I proceeded to the driver's side of the car and in some confusion was led gently to the other side. In a state of incoherence I sat in the seat and attempted to fit the seat belt which I did manage to figure out after a few attempts.
Then I started babbling and babbling and babbling
I described to reponsible adult how I felt and what I could remember about the operation. I described to reponsible adult how they used a brightly coloured torniquet, I described how I felt EXACTLY the same as before the operation and in all probablity was probably aware enough to drive
....... but it probably wouldn't be a good idea. How my lips felt numb, how my whole FACE felt numb, the colour of the walls and most of all how GOOD
Apparently I continued reiterating and repeating these highly intelligent pieces of observation incoherently for around fifteen minutes as we drove up the mountains towards home, responsible adult laughing all the way. I thought the laughter was at my highly witty and intelligent discourse but apparently it was directed at my resemblance to responsible adult's cockatiel parrot. I can't remember the trip back except for a quick stop at the chemist(drug store) to get some codeine, antibiotics and peroxide. I asked for some ice-cream and proceeded to dribble most of it down my shirt via numbed lips.
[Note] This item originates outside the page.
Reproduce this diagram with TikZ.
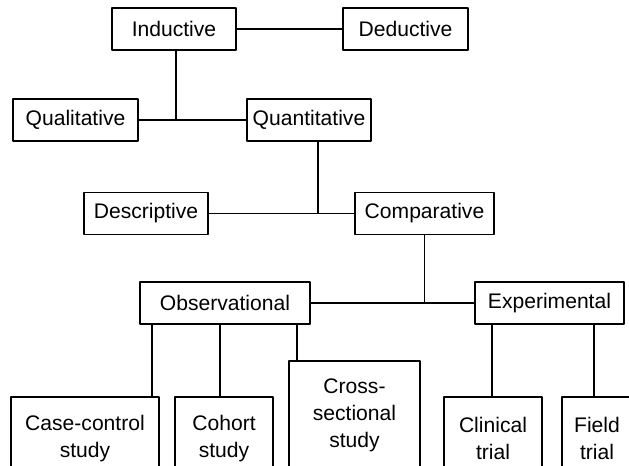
\documentclass[tikz,border=0pt]{standalone}
\usepackage{fontspec}
\newfontfamily\boxfont{Liberation Sans}
\usetikzlibrary{calc}
\begin{document}
\begin{tikzpicture}[x=0.02cm, y=-0.02cm, line join = round, line width=0.8pt]
	\tikzset{box/.style={draw, rectangle, inner sep=0pt, minimum height=0.84cm, align=center, font={\boxfont\fontsize{12}{15.3}\selectfont}},
		leaf/.style={box, minimum height=1.66cm}}
	\clip (0,0) rectangle (629,466);
	\node[box, minimum width=2.48cm] (ind) at (174,29) {Inductive};
	\node[box, minimum width=2.50cm] (ded) at (405.5,29) {Deductive};
	\node[box, minimum width=2.50cm] (qual) at (75.5,120) {Qualitative};
	\node[box, minimum width=2.48cm] (quant) at (309,120) {Quantitative};
	\node[box, minimum width=2.48cm] (desc) at (146,213.5) {Descriptive};
	\node[box, minimum width=2.78cm] (comp) at (424.5,213.5) {Comparative};
	\node[box, minimum width=3.40cm] (obs) at (225,303) {Observational};
	\node[box, minimum width=2.98cm] (exp) at (549.5,303) {Experimental};
	\node[leaf, minimum width=2.96cm] (cc) at (85,438.5) {Case-control\\study};
	\node[leaf, minimum width=1.96cm] (coh) at (224,438.5) {Cohort\\study};
	\node[leaf, minimum width=2.62cm, minimum height=2.16cm] (cs) at (354.5,415) {Cross-\\sectional\\study};
	\node[leaf, minimum width=1.96cm] (clin) at (493,438.5) {Clinical\\trial};
	\node[leaf, minimum width=1.40cm] (field) at (597,438.5) {Field\\trial};
	\draw (ind) -- (ded);
	\draw (qual) -- (quant);
	\draw ($(ind.south)+(2,0)$) coordinate (i1) -- (i1 |- qual);
	\draw (desc) -- (comp);
	\draw ($(quant.south)+(9,0)$) coordinate (q1) -- (q1 |- comp);
	\draw (obs) -- (exp);
	\draw (comp.south) -- (comp.south |- exp);
	\draw ($(obs.south)+(-73,0)$) coordinate (o1) -- (o1 |- cc.north);
	\draw ($(obs.south)+(-5,0)$) coordinate (o2) -- (o2 |- coh.north);
	\draw ($(obs.south)+(72,0)$) coordinate (o3) -- (o3 |- cs.north);
	\draw ($(exp.south)+(-57.5,0)$) coordinate (e1) -- (e1 |- clin.north);
	\draw ($(exp.south)+(44.5,0)$) coordinate (e2) -- (e2 |- field.north);
\end{tikzpicture}
\end{document}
Next thing I knew I was on the couch and the ice cream was in the freezer. Responsible adult then went up to the store for groceries. I thought in the meantime, it would be a good idea to boil up some potatoes while I was alone. I had forgotten the "DO NOT COOK" directive on the "Things you should not do 24 hours after sedative surgey" fact-sheet.
Sharp knives, tungsten potato peelers and boiling water were thrown about with reckless and carefree abandon. Responsible adult returned half an hour later to a rather happy patient half asleep on the couch, a variety of cutting utensils spread about the kitchen and a pot of boiling potatoes on the stove.
My first post-op meal was that of the pie floater, a rather delicious South Australian delicacy made by placing a meat pie upside down in thick pea soup until it is soggy and covering it with tomato sauce (ketchup). It was soft and soggy just as the doctor ordered. Some ended up in my mouth and some on my shirt.
The rest of the night was a bit of a blur, time had become distorted.
This morning I woke up and inspected the surgeons work. A multitude of stitches and two gaping holes where the rogue wisdom teeth once resided. My jaw has swollen out like Brando's, the codeine has taken the edge off the pain leaving a dull thud, it hurts but it's a GOOD hurt, the area feels much better.
I can only remember a bit of the surgery taking place and can't remember much of yesterday. Most of the post op experience was related to me via responsible adult who regarded the whole ordeal as highly amusing. I can't believe I actually thought I could drive
..... which is still a bit of a worry.
I wonder if you can get six-packs of that sedative stuff?